Speaking at the event’s opening last night, Egypt’s Minister of Foreign Affairs Sameh Shoukry, also COP27 President, stressed that climate financing pledges made to the continent needed to be implemented if African countries are to manage the fallout from climate change.

“We have constantly called for moving from negotiations and pledges to an era of implementation as a priority as well as the acceleration of the implementation of what we have agreed upon with the UNFCCC promoted in the parties’ accord [the Paris Agreement, adopted by 196 countries at the 2016 meeting] and the work programme while stating the importance of scaling up ambitions and aligning them to countries’ capacities and resources,” said Shoukry.

He added that rich, heavily polluting nations’ “current level of ambition” was “not up to the Paris goals”. Adding that “more efficient and wider participation by all relevant parties” was needed to implement pledges and commitments.

One of the debates that’s likely to surface repeatedly over the next ten days is how African countries can pivot away from fossil fuels towards green energy without sustaining huge economic costs and without the transition leaving nations quite literally in the dark amid a global energy crisis. Innovative financing schemes will be required to help low-income states add large quantities of renewable energy while simultaneously building out grid and distribution infrastructure.

Participants at COP27 in Sharm El Sheikh, Friday, November 7, 2022. The event has been heralded as "Africa's COP" . (Photo : Seth Onyango, bird story agency)

Stakeholders in the continent’s petroleum industry are pushing back against a total turn to green energy – and they’re using Africa’s status as the world’s lowest producer of greenhouse gases to bolster their argument. The continent, which accounts for about 17% of the world’s population, was responsible for less than 4% of global greenhouse gas emissions (and only ten countries accounted for most of that figure).

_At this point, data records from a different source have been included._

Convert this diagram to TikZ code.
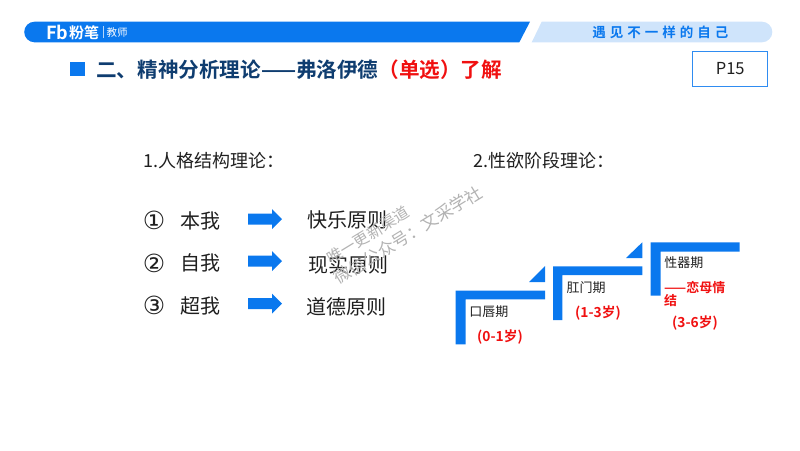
\documentclass[tikz,border=0pt]{standalone}
\usepackage{fontspec}
\setmainfont{Noto Sans CJK SC}
\newfontfamily\cjkb{Noto Sans CJK SC Bold}
\newfontfamily\djv{DejaVu Sans}
\definecolor{fbblue}{HTML}{0A78EE}
\definecolor{fblight}{HTML}{CFE4FB}
\definecolor{navy}{HTML}{0F3D70}
\definecolor{txt}{HTML}{1F1F1F}
\definecolor{redt}{HTML}{F01010}
\tikzset{
  fz/.style={font=\fontsize{#1}{#1}\selectfont},
  lab/.style={text=txt,inner sep=0pt,anchor=center,fz=20},
  head/.style={text=txt,inner sep=0pt,anchor=west,fz=18},
  small/.style={text=txt,inner sep=0pt,anchor=center,fz=13},
  redb/.style={text=redt,inner sep=0pt,anchor=center,font=\fontsize{13}{13}\selectfont\cjkb},
  redage/.style={redb,font=\fontsize{13.8}{13.8}\selectfont\cjkb},
  barr/.style={fill=fbblue,draw=none},
  wm/.style={text=black!30,inner sep=0pt,rotate=31.5}
}
\begin{document}
\begin{tikzpicture}[x=1pt,y=-1pt]
\useasboundingbox (0,0) rectangle (800,450);
% header
\fill[fbblue] (34.5,21.7) -- (530,21.7) -- (519.3,42.3) -- (34.5,42.3) arc[start angle=90,end angle=270,radius=10.3] -- cycle;
\fill[fblight] (541.7,21.7) -- (762,21.7) arc[start angle=-90,end angle=90,radius=10.3] -- (531.7,42.3) -- cycle;
\node[inner sep=0pt,text=white,font=\fontsize{18}{18}\selectfont\cjkb] (logo) at (57.5,32) {Fb};
\node[inner sep=0pt,text=white,font=\fontsize{15}{15}\selectfont\cjkb] (brand) at (84,32.3) {粉笔};
\fill[white!70!fbblue] (102.5,26) rectangle (103.2,38);
\node[inner sep=0pt,text=white,fz=10.5] (role) at (117.2,33) {教师};
\node[inner sep=0pt,text=fbblue,font=\fontsize{13.5}{13.5}\selectfont\cjkb] (slogan) at (660.3,32.3) {遇\hspace{4pt}见\hspace{4pt}不\hspace{4pt}一\hspace{4pt}样\hspace{4pt}的\hspace{4pt}自\hspace{4pt}己};
% title
\fill[fbblue] (70.3,62.3) rectangle (84.7,76.3);
\node[inner sep=0pt,anchor=west,text=navy,font=\fontsize{20.6}{20.6}\selectfont\cjkb] (title) at (96,70) {二、精神分析理论——弗洛伊德\textcolor{redt}{（单选）了解}};
\node[draw=fbblue!85,line width=1.3pt,minimum width=75pt,minimum height=34.6pt,inner sep=0pt,text=txt,fz=16.5] (page) at (730.2,69) {P15};
% left
\node[head] (h1) at (143,160.5) {1.人格结构理论：};
\node[head] (h2) at (473.5,160.5) {2.性欲阶段理论：};
\foreach \yy/\ry/\n/\ca/\cb/\cc/\xc in {220.5/220/1/①/本我/快乐原则/347,263/265/2/②/自我/现实原则/348.5,305.5/307/3/③/超我/道德原则/346.5}{
  \node[lab,font=\fontsize{25}{25}\selectfont\djv] (n\n) at (154,\yy) {\ca};
  \node[lab] (w\n) at (200,\yy) {\cb};
  \node[lab] (r\n) at (\xc,\ry) {\cc};
}
\foreach \yy in {219,261,303.7}{
  \fill[fbblue] (248,\yy-5.5) -- (272,\yy-5.5) -- (272,\yy-10) -- (282,\yy) -- (272,\yy+10) -- (272,\yy+5.5) -- (248,\yy+5.5) -- cycle;
}
% watermark
\node[wm,font=\fontsize{15.5}{15.5}\selectfont] (wm1) at (368,235) {唯一更新渠道};
\node[wm,font=\fontsize{17}{17}\selectfont] (wm2) at (408,235) {微信公众号：文采学社};
% steps
\fill[barr] (455.7,290.7) -- (545,290.7) -- (545,299.3) -- (465.7,299.3) -- (465.7,344.3) -- (455.7,344.3) -- cycle;
\fill[barr] (529,282) -- (545,266) -- (545,282) -- cycle;
\fill[barr] (553,266.3) -- (642.3,266.3) -- (642.3,275) -- (562.3,275) -- (562.3,320) -- (553,320) -- cycle;
\fill[barr] (626,258) -- (642.3,242.3) -- (642.3,258) -- cycle;
\fill[barr] (650.7,242.3) -- (739.7,242.3) -- (739.7,251.7) -- (660.7,251.7) -- (660.7,295.7) -- (650.7,295.7) -- cycle;
\node[small] (s1) at (488.8,311.7) {口唇期};
\node[redage] (a1) at (500,336.7) {(0-1岁)};
\node[small] (s2) at (586,288) {肛门期};
\node[redage] (a2) at (598,312.7) {(1-3岁)};
\node[small] (s3) at (683.8,263) {性器期};
\node[redb,anchor=west] (d3) at (664,287) {——恋母情};
\node[redb,anchor=west] (d4) at (664,301) {结};
\node[redage] (a3) at (695,323) {(3-6岁)};
\end{tikzpicture}
\end{document}
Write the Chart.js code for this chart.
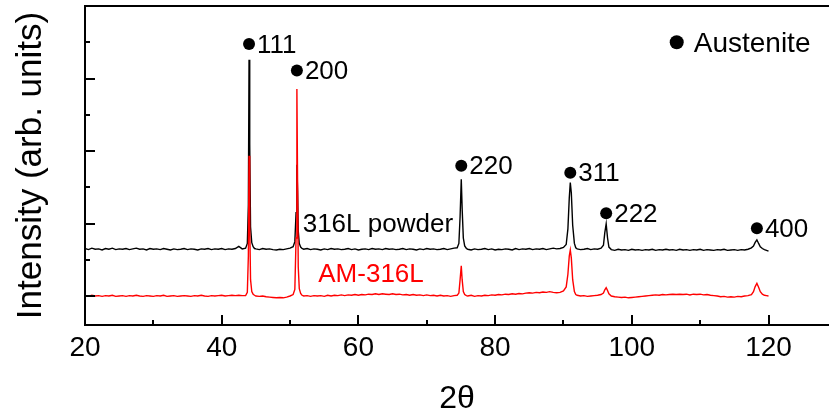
<!DOCTYPE html>
<html>
<head>
<meta charset="utf-8">
<title>XRD - 316L powder vs AM-316L</title>
<script src="https://cdn.jsdelivr.net/npm/chart.js@4.4.1/dist/chart.umd.min.js"></script>
<style>
  html, body { margin: 0; padding: 0; background: #fff; }
  #xrdChart { display: block; }
</style>
</head>
<body>
<canvas id="xrdChart" width="829" height="418"></canvas>
<script>
// 2θ positions (deg), shared by both patterns
const twoTheta = [
  20, 20.5, 21, 21.5, 22, 22.5, 23, 23.5, 24, 24.5,
  25, 25.5, 26, 26.5, 27, 27.5, 28, 28.5, 29, 29.5,
  30, 30.5, 31, 31.5, 32, 32.5, 33, 33.5, 34, 34.5,
  35, 35.5, 36, 36.5, 37, 37.5, 38, 38.5, 39, 39.5,
  40, 40.5, 41, 41.5, 42, 42.5, 43,
  43.5, 43.75, 43.9, 44.0, 44.1, 44.22, 44.4, 44.6, 44.8,
  45, 45.5, 46, 46.5, 47, 47.5, 48, 48.5, 49, 49.5, 50,
  50.45, 50.7, 50.88, 51.0, 51.1, 51.2, 51.35, 51.55, 51.75,
  52, 52.5, 53, 53.5, 54, 54.5, 55, 55.5, 56, 56.5,
  57, 57.5, 58, 58.5, 59, 59.5, 60, 60.5, 61, 61.5,
  62, 62.5, 63, 63.5, 64, 64.5, 65, 65.5, 66, 66.5,
  67, 67.5, 68, 68.5, 69, 69.5, 70, 70.5, 71, 71.5,
  72, 72.5, 73, 73.5, 74,
  74.45, 74.7, 74.88, 75.05, 75.18, 75.35, 75.55, 75.8,
  76, 76.5, 77, 77.5, 78, 78.5, 79, 79.5, 80, 80.5,
  81, 81.5, 82, 82.5, 83, 83.5, 84, 84.5, 85, 85.5,
  86, 86.5, 87, 87.5, 88, 88.5, 89, 89.5, 90,
  90.4, 90.65, 90.85, 91.0, 91.15, 91.35, 91.6, 91.8,
  92, 92.5, 93, 93.5, 94, 94.5, 95, 95.5,
  95.85, 96.05, 96.25, 96.45, 96.65,
  97, 97.5, 98, 98.5, 99, 99.5, 100, 100.5, 101, 101.5,
  102, 102.5, 103, 103.5, 104, 104.5, 105, 105.5, 106, 106.5,
  107, 107.5, 108, 108.5, 109, 109.5, 110, 110.5, 111, 111.5,
  112, 112.5, 113, 113.5, 114, 114.5, 115, 115.5, 116, 116.5,
  117, 117.5,
  117.8, 118.05, 118.3, 118.55, 118.8, 119.1, 119.4, 119.7, 120
];

// 316L powder (black), offset trace
const powderIntensity = [
  1.31, 1.28, 1.32, 1.29, 1.30, 1.27, 1.31, 1.29, 1.32, 1.28,
  1.30, 1.29, 1.31, 1.28, 1.30, 1.32, 1.29, 1.30, 1.27, 1.31,
  1.29, 1.30, 1.28, 1.31, 1.29, 1.27, 1.30, 1.28, 1.29, 1.31,
  1.28, 1.30, 1.29, 1.27, 1.30, 1.29, 1.31, 1.28, 1.30, 1.29,
  1.31, 1.28, 1.30, 1.29, 1.31, 1.37, 1.30,
  1.32, 1.45, 2.5, 6.52, 4.2, 1.9, 1.47, 1.36, 1.31,
  1.30, 1.28, 1.31, 1.29, 1.30, 1.28, 1.27, 1.29, 1.28, 1.30, 1.32,
  1.36, 1.50, 2.3, 3.62, 2.9, 1.8, 1.45, 1.35, 1.31,
  1.29, 1.31, 1.28, 1.30, 1.29, 1.27, 1.30, 1.28, 1.31, 1.29,
  1.30, 1.28, 1.29, 1.31, 1.28, 1.30, 1.27, 1.29, 1.30, 1.28,
  1.31, 1.29, 1.30, 1.28, 1.31, 1.29, 1.30, 1.28, 1.29, 1.31,
  1.28, 1.30, 1.29, 1.27, 1.30, 1.28, 1.31, 1.29, 1.30, 1.28,
  1.29, 1.31, 1.28, 1.30, 1.32,
  1.33, 1.45, 2.2, 3.22, 2.4, 1.6, 1.38, 1.31,
  1.29, 1.27, 1.30, 1.28, 1.29, 1.31, 1.28, 1.30, 1.27, 1.29,
  1.28, 1.30, 1.29, 1.27, 1.31, 1.28, 1.30, 1.29, 1.31, 1.28,
  1.30, 1.29, 1.31, 1.28, 1.30, 1.32, 1.30, 1.31, 1.34,
  1.42, 1.85, 2.7, 3.13, 2.85, 1.95, 1.45, 1.33,
  1.30, 1.28, 1.29, 1.31, 1.28, 1.30, 1.29, 1.32,
  1.40, 1.75, 1.99, 1.6, 1.35,
  1.28, 1.26, 1.29, 1.27, 1.28, 1.26, 1.29, 1.27, 1.28, 1.26,
  1.28, 1.27, 1.29, 1.26, 1.28, 1.27, 1.29, 1.27, 1.28, 1.26,
  1.29, 1.27, 1.28, 1.26, 1.28, 1.27, 1.29, 1.26, 1.28, 1.27,
  1.26, 1.28, 1.27, 1.29, 1.26, 1.27, 1.28, 1.26, 1.28, 1.27,
  1.29, 1.33,
  1.38, 1.48, 1.55, 1.45, 1.36, 1.31, 1.28, 1.26, 1.24
];

// AM-316L (red)
const amIntensity = [
  0.01, -0.01, 0.02, 0.00, 0.01, -0.01, 0.01, 0.00, 0.02, -0.01,
  0.00, 0.01, -0.01, 0.01, 0.00, 0.02, 0.00, -0.01, 0.01, 0.00,
  -0.01, 0.01, 0.00, 0.02, -0.01, 0.00, 0.01, -0.01, 0.00, 0.01,
  0.00, -0.01, 0.01, 0.00, 0.02, 0.00, -0.01, 0.01, 0.00, 0.01,
  0.02, 0.00, 0.01, 0.02, 0.01, 0.02, 0.01,
  0.01, 0.10, 1.1, 3.87, 2.0, 0.45, 0.12, 0.05, 0.02,
  0.00, -0.01, 0.00, -0.02, -0.03, -0.04, -0.05, -0.04, -0.05, -0.03, 0.00,
  0.04, 0.18, 1.6, 5.71, 3.2, 0.8, 0.2, 0.07, 0.02,
  0.00, 0.01, -0.01, 0.01, 0.00, 0.01, -0.01, 0.02, 0.00, 0.02,
  0.01, 0.03, 0.01, 0.03, 0.02, 0.04, 0.02, 0.04, 0.03, 0.05,
  0.04, 0.06, 0.04, 0.06, 0.05, 0.04, 0.06, 0.04, 0.05, 0.03,
  0.04, 0.02, 0.04, 0.02, 0.03, 0.01, 0.03, 0.01, 0.02, 0.00,
  0.02, 0.00, 0.01, -0.01, 0.01,
  0.02, 0.08, 0.45, 0.83, 0.45, 0.12, 0.04, 0.01,
  0.00, 0.02, -0.01, 0.01, 0.00, 0.02, 0.01, 0.03, 0.02, 0.04,
  0.03, 0.05, 0.04, 0.06, 0.05, 0.07, 0.06, 0.08, 0.09, 0.08,
  0.10, 0.09, 0.11, 0.10, 0.12, 0.10, 0.09, 0.10, 0.14,
  0.25, 0.6, 1.1, 1.27, 1.05, 0.45, 0.12, 0.04,
  0.02, 0.00, 0.01, -0.01, 0.00, 0.01, 0.02, 0.04,
  0.08, 0.17, 0.23, 0.15, 0.06,
  0.00, -0.02, -0.03, -0.04, -0.03, -0.05, -0.04, -0.03, -0.02, -0.01,
  0.00, 0.01, 0.02, 0.03, 0.02, 0.04, 0.03, 0.04, 0.05, 0.04,
  0.05, 0.04, 0.05, 0.03, 0.05, 0.04, 0.05, 0.03, 0.04, 0.02,
  0.01, 0.00, -0.02, -0.01, -0.03, -0.02, -0.03, -0.01, -0.02, 0.00,
  0.01, 0.04,
  0.12, 0.26, 0.35, 0.24, 0.12, 0.05, 0.02, 0.01, 0.00
];

const xMajorTicks = [20, 40, 60, 80, 100, 120];
const xMinorTicks = [30, 50, 70, 90, 110];
const yMajorTicks = [0, 2, 4, 6];
const yMinorTicks = [1, 3, 5, 7];

// Austenite reflections: label, 2θ, marker height
const peakLabels = ['111', '200', '220', '311', '222', '400'];
const peakMarkX = [44.0, 51.0, 75.05, 91.0, 96.25, 118.3];
const peakMarkY = [6.95, 6.22, 3.59, 3.40, 2.28, 1.87];

const FONT = '"Liberation Sans", Arial, Helvetica, sans-serif';

function toPoints(ys) {
    return twoTheta.map((t, i) => ({ x: t, y: ys[i] }));
}

// draws the frame top, inward ticks, peak markers and text labels
const xrdDecor = {
    id: 'xrdDecor',
    afterDraw(chart) {
        const { ctx, chartArea } = chart;
        const x = chart.scales.x;
        const y = chart.scales.y;
        ctx.save();
        ctx.strokeStyle = '#000';
        ctx.lineWidth = 2;

        // top frame line
        ctx.beginPath();
        ctx.moveTo(chartArea.left - 1, chartArea.top);
        ctx.lineTo(chartArea.right, chartArea.top);
        ctx.stroke();

        // x ticks pointing up
        ctx.beginPath();
        xMajorTicks.forEach(v => {
            const px = Math.round(x.getPixelForValue(v));
            ctx.moveTo(px, chartArea.bottom);
            ctx.lineTo(px, chartArea.bottom - 10);
        });
        xMinorTicks.forEach(v => {
            const px = Math.round(x.getPixelForValue(v));
            ctx.moveTo(px, chartArea.bottom);
            ctx.lineTo(px, chartArea.bottom - 5);
        });
        // y ticks pointing right
        yMajorTicks.forEach(v => {
            const py = Math.round(y.getPixelForValue(v));
            ctx.moveTo(chartArea.left, py);
            ctx.lineTo(chartArea.left + 10, py);
        });
        yMinorTicks.forEach(v => {
            const py = Math.round(y.getPixelForValue(v));
            ctx.moveTo(chartArea.left, py);
            ctx.lineTo(chartArea.left + 5, py);
        });
        ctx.stroke();

        // peak markers
        ctx.fillStyle = '#000';
        ctx.font = '26px ' + FONT;
        ctx.textBaseline = 'alphabetic';
        ctx.textAlign = 'left';
        peakLabels.forEach((lbl, i) => {
            const px = x.getPixelForValue(peakMarkX[i]);
            const py = y.getPixelForValue(peakMarkY[i]);
            ctx.beginPath();
            ctx.arc(px, py, 6, 0, Math.PI * 2);
            ctx.fill();
            ctx.fillText(lbl, px + 8, py + 8.5);
        });

        // legend-like "● Austenite"
        const ax = x.getPixelForValue(106.57);
        const ay = y.getPixelForValue(7.0);
        ctx.beginPath();
        ctx.arc(ax, ay, 7, 0, Math.PI * 2);
        ctx.fill();
        ctx.font = '28px ' + FONT;
        ctx.fillText('Austenite', ax + 17, ay + 9.5);

        // series names
        ctx.font = '26px ' + FONT;
        ctx.fillStyle = '#000';
        ctx.fillText('316L powder', x.getPixelForValue(51.85), y.getPixelForValue(1.77));
        ctx.fillStyle = '#ff0000';
        ctx.fillText('AM-316L', x.getPixelForValue(54.13), y.getPixelForValue(0.39));

        ctx.restore();
    }
};

const xrdChart = new Chart(document.getElementById('xrdChart'), {
    type: 'line',
    data: {
        datasets: [
            {
                label: 'AM-316L',
                data: toPoints(amIntensity),
                borderColor: '#ff0000',
                borderWidth: 1.4,
                pointRadius: 0,
                fill: false,
                tension: 0
            },
            {
                label: '316L powder',
                data: toPoints(powderIntensity),
                borderColor: '#000000',
                borderWidth: 1.4,
                pointRadius: 0,
                fill: false,
                tension: 0
            }
        ]
    },
    options: {
        responsive: false,
        animation: false,
        devicePixelRatio: 1,
        layout: { padding: { top: 6, right: 0, left: 0, bottom: 0 } },
        plugins: {
            legend: { display: false },
            tooltip: { enabled: false }
        },
        scales: {
            x: {
                type: 'linear',
                min: 20,
                max: 128.85,
                grid: { display: false, drawTicks: false },
                border: { display: true, color: '#000', width: 2 },
                ticks: {
                    stepSize: 20,
                    includeBounds: false,
                    maxRotation: 0,
                    padding: 6,
                    color: '#000',
                    font: { family: FONT, size: 28 }
                },
                title: {
                    display: true,
                    text: '2θ',
                    color: '#000',
                    font: { family: FONT, size: 32, lineHeight: 1 },
                    padding: { top: 0, bottom: 3 }
                },
                afterFit(scale) { scale.height = 93; }
            },
            y: {
                min: -0.8,
                max: 8,
                grid: { display: false, drawTicks: false },
                border: { display: true, color: '#000', width: 2 },
                ticks: { display: false },
                title: {
                    display: true,
                    text: 'Intensity (arb. units)',
                    color: '#000',
                    font: { family: FONT, size: 35, lineHeight: 1 },
                    padding: { top: 14, bottom: 0 }
                },
                afterFit(scale) { scale.width = 85; }
            }
        }
    },
    plugins: [xrdDecor]
});
</script>
</body>
</html>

The African Petroleum Producers Organization and Organization of the Petroleum Exporting Countries, among others, argue that countries in the global south, particularly those in Africa, should be given leeway to power their economies with hydrocarbons, just like the West did. Petroleum firms argue that industrialised countries were able to leapfrog others in wealth and power by tapping into fossil fuels; what’s good for the goose, they suggest, ought to be good for the gander.

International climate policy expert Mohamed Adow noted that the UK funded and profited from the expansion of fossil fuels in Africa for decades: “While (the UK) was reaping the benefits of decarbonising its own energy system it was shackling poorer nations with dirty fossil fuel infrastructure, which the world must now move away from.”

If the continent is to pull off a leapfrog of its own, Adow argued, wealthy polluters now calling for Africa to harness clean energy must foot the bill. It won’t be chump change: in July 2021, for example, South Africa’s national power utility firm, Eskom Holdings SOC Ltd, put forward a $ US 10 billion plan to multilateral banks and agencies to help it transition to renewables.

The oil and gas sector’s call for a gradual shift is drawing increasing opprobrium from a public greatly concerned with the environmental impact of fossil fuels and ever-more sceptical investors who prefer to fund clean energy projects. The Net Zero Investment Framework developed by the Institutional Investors Group on Climate Change represents more than US $16 trillion.

Some African countries are already positioning themselves to benefit from that gigantic pot. Previous COP hosts Morocco, and South Africa are making big strides in the hydrogen space; others have turned their attention to solar and wind generation.